For 25 years, the European Union (EU) and four countries in the Mercosur trade bloc (Argentina, Brazil, Paraguay and Uruguay) have tried to conclude a free trade agreement which, between them, would create a joint market of 750 million people. Several times, they thought they had reached a deal, only to have to renounce in the final stretch. Will the agreement reached in December 2024, which the European Commission hopes to sign on Saturday, December 20, any different?

Should the EU member states grant her a mandate to sign the deal in the coming days, European Commission President Ursula von der Leyen has planned to fly to Foz do Iguaçu, Brazil, at the end of the week, where a Mercosur summit will be held on Saturday. However, in France, President Emmanuel Macron has suddenly called for a "postponement of the agreement's review," as announced by the Elysée on Sunday, December 14.
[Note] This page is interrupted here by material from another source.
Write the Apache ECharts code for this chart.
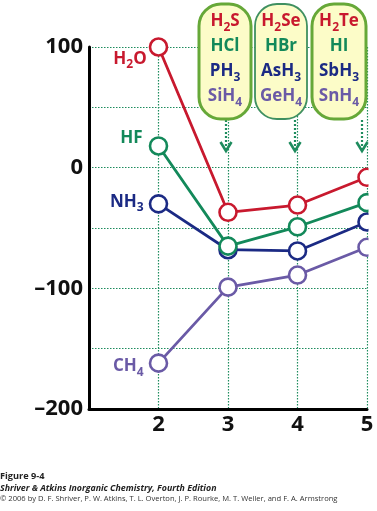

The issue of a free trade agreement with countries in the Mercosur bloc has always been highly sensitive in France, where part of the farming sector is categorically opposed to the deal, as well as nearly the entire political spectrum. France's industrial sector, which might benefit from the export opportunities the deal would entail, has supported it, but only in a hushed way. Against this backdrop, an outbreak of contagious nodular dermatitis among France's livestock, uncertainty about the 2026 state budget, and the upcoming local elections, set for March 2026, have convinced the president to hit the brakes.